Outlook: moving from “guaranteeing the basics” to “support across the full cycle”
Overall, the reform of the housing provident fund system in 2026 has entered a critical window period. On the one hand, the system for self-employed people to contribute to housing provident funds is accelerating its expansion to cover more people; in places such as Yunmeng in Hubei and Baotou in Inner Mongolia, “no-threshold” contributions have been realized. On the other hand, housing provident funds are deeply tied to national policy directions such as population strategy, urban renewal, and green buildings, creating additive effects from the coordination of multiple policies.
In Li Yujia’s view, the underlying logic behind the recent large increases in housing provident fund loan quotas in multiple places is “reducing home purchase costs, promoting move-up housing demand, and accelerating cross-location transfers.” He further pointed out that the biggest effect lies in the dual outcomes of lowering both thresholds and costs, which is especially significant for improved demand such as selling the old and buying the new, and buying a second home.

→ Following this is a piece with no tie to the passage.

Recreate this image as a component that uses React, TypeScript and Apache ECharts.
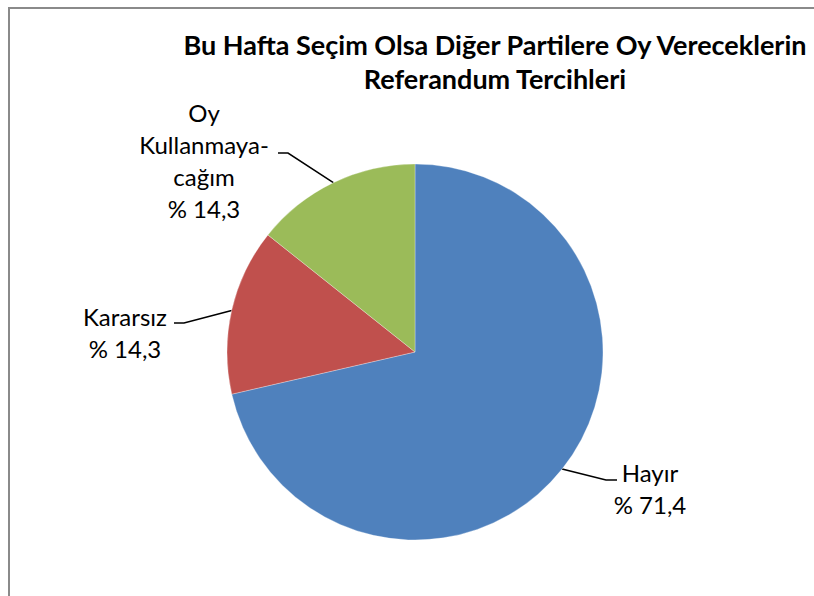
import React, { useEffect, useRef } from "react";
import * as echarts from "echarts";

const titleLines = ["Bu Hafta Seçim Olsa Diğer Partilere Oy Vereceklerin", "Referandum Tercihleri"];
const categories = ["Hayır", "Kararsız", "Oy Kullanmayacağım"];
const labelTexts = ["Hayır", "Kararsız", "Oy\nKullanmaya-\ncağım"];
const values = [71.4, 14.3, 14.3];
const colors = ["#4F81BD", "#C0504D", "#9BBB59"];

// label placement (layout only): text centre x, text top y, leader bend and end points
const labelPlacement = [
  { cx: 650, top: 456, bend: [606, 480], end: [617, 480] },
  { cx: 125, top: 300, bend: [184, 323], end: [174, 323] },
  { cx: 204, top: 96, bend: [288, 153], end: [278, 153] },
];

const FONT = "Lato, 'Open Sans', sans-serif";

export default function App() {
  const ref = useRef<HTMLDivElement>(null);
  useEffect(() => {
    document.body.style.margin = "0";
    document.body.style.overflow = "hidden";
    if (!ref.current) return;
    const chart = echarts.init(ref.current, null, { renderer: "svg" });
    chart.setOption({
      animation: false,
      backgroundColor: "#ffffff",
      title: {
        text: titleLines.join("\n"),
        left: 495,
        top: 27,
        textAlign: "center",
        padding: 0,
        textStyle: {
          fontFamily: FONT,
          fontWeight: "bold",
          fontSize: 27,
          lineHeight: 34,
          color: "#000",
        },
      },
      graphic: [
        {
          type: "line",
          shape: { x1: 9, y1: 7, x2: 9, y2: 600 },
          style: { stroke: "#8a8a8a", lineWidth: 2 },
          silent: true,
        },
        {
          type: "line",
          shape: { x1: 8, y1: 8, x2: 814, y2: 8 },
          style: { stroke: "#8a8a8a", lineWidth: 2 },
          silent: true,
        },
      ],
      series: [
        {
          type: "pie",
          center: [415, 352],
          radius: 188,
          startAngle: 90,
          clockwise: true,
          avoidLabelOverlap: false,
          data: categories.map((name, i) => ({
            name,
            value: values[i],
            itemStyle: { color: colors[i] },
          })),
          itemStyle: { borderColor: "#ffffff", borderWidth: 0.3 },
          label: {
            show: true,
            position: "outside",
            fontFamily: FONT,
            fontSize: 24,
            lineHeight: 32,
            color: "#000",
            formatter: (p: any) =>
              `${labelTexts[p.dataIndex]}\n% ${Number(p.value).toFixed(1).replace(".", ",")}`,
          },
          labelLine: {
            show: true,
            lineStyle: { color: "#000", width: 1.5 },
          },
          labelLayout: (params: any) => {
            const pl = labelPlacement[params.dataIndex];
            const p0 = params.labelLinePoints ? params.labelLinePoints[0] : pl.bend;
            return {
              x: pl.cx,
              y: pl.top,
              align: "center",
              verticalAlign: "top",
              labelLinePoints: [
                [p0[0], p0[1]],
                [pl.bend[0], pl.bend[1]],
                [pl.end[0], pl.end[1]],
              ],
            };
          },
        },
      ],
    });
    return () => chart.dispose();
  }, []);
  return <div ref={ref} style={{ width: 814, height: 596 }} />;
}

Looking ahead, the housing provident fund system will continue to evolve toward a “full life-cycle housing support system.” From home purchases, deed taxes, and repairs to ownership, renovations, and health-related needs, housing provident funds are gradually becoming a “comprehensive protection account” for residents’ households. Yan Yujiang summarized: “In plain terms, this is an innovation of the ‘one provident fund, multiple uses’ model, and also a transformation from a ‘small wallet’ to a ‘big wallet.’” It can be expected that as more cities follow with innovations, housing provident funds will play an even more active role in stabilizing the market, promoting consumption, and protecting people’s livelihood.